> **Listed records**
──────
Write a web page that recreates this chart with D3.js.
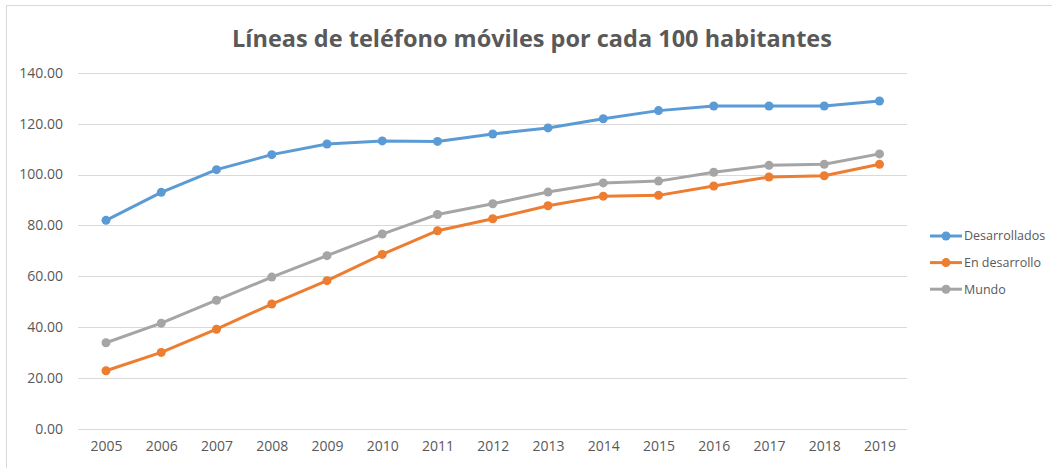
<!DOCTYPE html>
<html>
<head>
<meta charset="utf-8">
<script src="https://cdn.jsdelivr.net/npm/d3@7"></script>
<style>
  body { margin: 0; background: #fff; }
  text { font-family: "Open Sans", sans-serif; fill: #595959; }
</style>
</head>
<body>
<div id="chart"></div>
<script>
// data
var years = [2005, 2006, 2007, 2008, 2009, 2010, 2011, 2012, 2013, 2014, 2015, 2016, 2017, 2018, 2019];
var desarrollados = [82.0, 93.0, 101.9, 107.8, 112.0, 113.2, 113.0, 115.9, 118.3, 121.9, 125.1, 126.9, 126.9, 126.9, 128.9];
var enDesarrollo = [22.9, 30.1, 39.2, 49.1, 58.3, 68.6, 77.9, 82.6, 87.7, 91.5, 91.8, 95.5, 99.0, 99.5, 104.0];
var mundo = [33.9, 41.6, 50.6, 59.7, 68.1, 76.6, 84.3, 88.5, 93.1, 96.7, 97.4, 100.9, 103.6, 104.0, 108.1];
var yTicks = [0, 20, 40, 60, 80, 100, 120, 140];
var seriesNames = ["Desarrollados", "En desarrollo", "Mundo"];
var seriesColors = ["#5B9BD5", "#ED7D31", "#A5A5A5"];

var width = 1052, height = 468;
var series = [desarrollados, enDesarrollo, mundo].map(function(vals, i) {
	return { name: seriesNames[i], color: seriesColors[i], values: vals };
});

var svg = d3.select("#chart").append("svg")
	.attr("width", width)
	.attr("height", height);

// outer chart border
svg.append("rect")
	.attr("x", 6.5)
	.attr("y", 5.5)
	.attr("width", width + 20)
	.attr("height", height + 20)
	.style("fill", "none")
	.style("stroke", "#d9d9d9");

// plot area: gridlines from 78 to 907, 0 at 429 and 140 at 73
var x = d3.scalePoint()
	.domain(years)
	.range([106, 879.5]);
var y = d3.scaleLinear()
	.domain([0, 140])
	.range([429, 72.7]);

svg.append("g")
	.attr("class", "grid")
	.selectAll("line")
	.data(yTicks)
	.enter()
	.append("line")
	.attr("x1", 78)
	.attr("x2", 907)
	.attr("y1", function(d) { return Math.round(y(d)) + 0.5; })
	.attr("y2", function(d) { return Math.round(y(d)) + 0.5; })
	.style("stroke", "#d9d9d9")
	.style("stroke-width", 1);

// y axis labels
var yAxis = d3.axisLeft(y)
	.tickValues(yTicks)
	.tickFormat(d3.format(".2f"))
	.tickSize(0)
	.tickPadding(0);
var yax = svg.append("g")
	.attr("transform", "translate(63,0)")
	.call(yAxis);
yax.select(".domain").remove();
yax.selectAll("text")
	.style("font-size", "14px")
	.style("font-family", "'Open Sans', sans-serif")
	.attr("fill", "#595959");

// x axis labels
var xAxis = d3.axisBottom(x).tickSize(0).tickPadding(0);
var xax = svg.append("g")
	.attr("transform", "translate(0,441)")
	.call(xAxis);
xax.select(".domain").remove();
xax.selectAll("text")
	.style("font-size", "14px")
	.style("font-family", "'Open Sans', sans-serif")
	.attr("fill", "#595959");

// title
svg.append("text")
	.attr("x", 532)
	.attr("y", 47)
	.style("text-anchor", "middle")
	.style("font-size", "23.5px")
	.style("font-weight", "bold")
	.text("Líneas de teléfono móviles por cada 100 habitantes");

// lines and markers
var line = d3.line()
	.x(function(d, i) { return x(years[i]); })
	.y(function(d) { return y(d); });

var g = svg.selectAll(".series")
	.data(series)
	.enter()
	.append("g")
	.attr("class", "series");
g.append("path")
	.attr("d", function(d) { return line(d.values); })
	.style("fill", "none")
	.style("stroke", function(d) { return d.color; })
	.style("stroke-width", 3)
	.style("stroke-linejoin", "round");
g.each(function(s) {
	d3.select(this).selectAll("circle")
		.data(s.values)
		.enter()
		.append("circle")
		.attr("cx", function(d, i) { return x(years[i]); })
		.attr("cy", function(d) { return y(d); })
		.attr("r", 4.5)
		.style("fill", s.color);
});

// legend
var legend = svg.selectAll(".legend")
	.data(series)
	.enter()
	.append("g")
	.attr("class", "legend")
	.attr("transform", function(d, i) { return "translate(930," + (236 + i * 26.6) + ")"; });
legend.append("line")
	.attr("x1", 0)
	.attr("x2", 32)
	.style("stroke", function(d) { return d.color; })
	.style("stroke-width", 3);
legend.append("circle")
	.attr("cx", 16)
	.attr("r", 4.5)
	.style("fill", function(d) { return d.color; });
legend.append("text")
	.attr("x", 34)
	.attr("dy", "0.35em")
	.style("font-size", "12.5px")
	.text(function(d) { return d.name; });
</script>
</body>
</html>
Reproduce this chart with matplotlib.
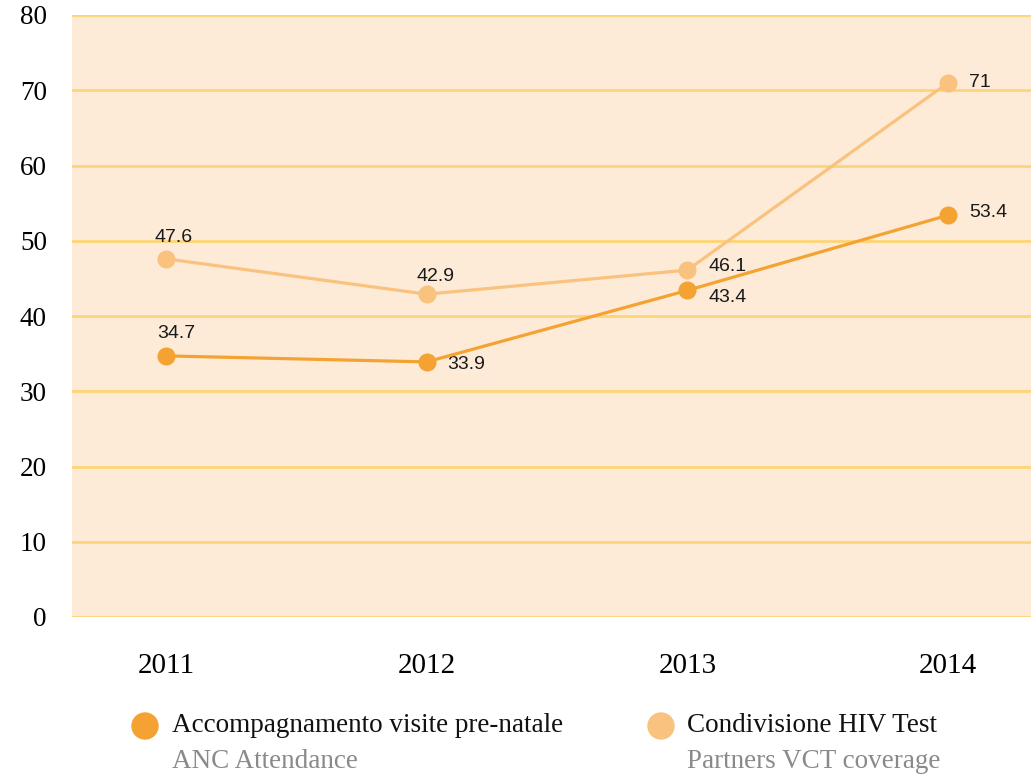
import matplotlib
matplotlib.use("Agg")
import matplotlib.pyplot as plt

years = ["2011", "2012", "2013", "2014"]
anc_attendance = [34.7, 33.9, 43.4, 53.4]
vct_coverage = [47.6, 42.9, 46.1, 71]
y_ticks = [0, 10, 20, 30, 40, 50, 60, 70, 80]

series_names = [("Accompagnamento visite pre-natale", "ANC Attendance"),
                ("Condivisione HIV Test", "Partners VCT coverage")]

DARK = "#F4A231"
LIGHT = "#F9C27E"
BG = "#FDEBD8"
GRID = "#FDD576"

W, H = 1031, 776
fig = plt.figure(figsize=(W / 100, H / 100), dpi=100)
ax = fig.add_axes([72 / W, 1 - 617 / H, 1 - 72 / W, (617 - 15) / H])
ax.set_facecolor(BG)
for s in ax.spines.values():
    s.set_visible(False)

x = list(range(len(years)))
ax.set_xlim(-0.36, 3.318)
ax.set_ylim(0, 80)
ax.set_yticks(y_ticks)
ax.set_yticklabels([str(v) for v in y_ticks], family="Liberation Serif", fontsize=19.5)
ax.tick_params(axis="y", length=0, pad=18)
ax.set_xticks(x)
ax.set_xticklabels(years, family="Liberation Serif", fontsize=21)
ax.tick_params(axis="x", length=0, pad=26)
ax.yaxis.grid(True, color=GRID, linewidth=2.0)
ax.set_axisbelow(True)
ax.xaxis.grid(False)

ax.plot(x, vct_coverage, color=LIGHT, linewidth=2.3, marker="o", markersize=13,
        markeredgewidth=0, zorder=3, clip_on=False)
ax.plot(x, anc_attendance, color=DARK, linewidth=2.3, marker="o", markersize=13,
        markeredgewidth=0, zorder=4, clip_on=False)

# label offsets in pixels (dx, dy) and alignment
light_offsets = [(8, 21, "center"), (9, 18, "center"), (21, 4, "left"), (21, 0, "left")]
dark_offsets = [(10, 22, "center"), (21, -3, "left"), (21, -7, "left"), (21, 3, "left")]

def fmt(v):
    return f"{v:g}"

for xi, v, (dx, dy, ha) in zip(x, vct_coverage, light_offsets):
    ax.annotate(fmt(v), (xi, v), xytext=(dx * 0.72, dy * 0.72), textcoords="offset points",
                ha=ha, va="center", family="Liberation Sans", fontsize=14, color="#1a1a1a")
for xi, v, (dx, dy, ha) in zip(x, anc_attendance, dark_offsets):
    ax.annotate(fmt(v), (xi, v), xytext=(dx * 0.72, dy * 0.72), textcoords="offset points",
                ha=ha, va="center", family="Liberation Sans", fontsize=14, color="#1a1a1a")

# legend
leg_items = [(145, 172, DARK), (661, 687, LIGHT)]
for (cx, tx, col), (main, sub) in zip(leg_items, series_names):
    fig.patches.append(matplotlib.patches.Ellipse((cx / W, 1 - 726 / H), 26 / W, 26 / H,
                                                  transform=fig.transFigure, color=col))
    fig.text(tx / W, 1 - 726 / H, main, family="Liberation Serif", fontsize=19.5,
             color="#111111", va="center", ha="left")
    fig.text(tx / W, 1 - 761 / H, sub, family="Liberation Serif", fontsize=19.5,
             color="#8a8a8a", va="center", ha="left")

fig.savefig("out.png", dpi=100, facecolor="white")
──────
Extract from the data every line where "chart" shows up.

> **Correct output**
Write a web page that recreates this chart with D3.js.
<div id="chart"></div>
var svg = d3.select("#chart").append("svg")
// outer chart border
Reproduce this chart with matplotlib.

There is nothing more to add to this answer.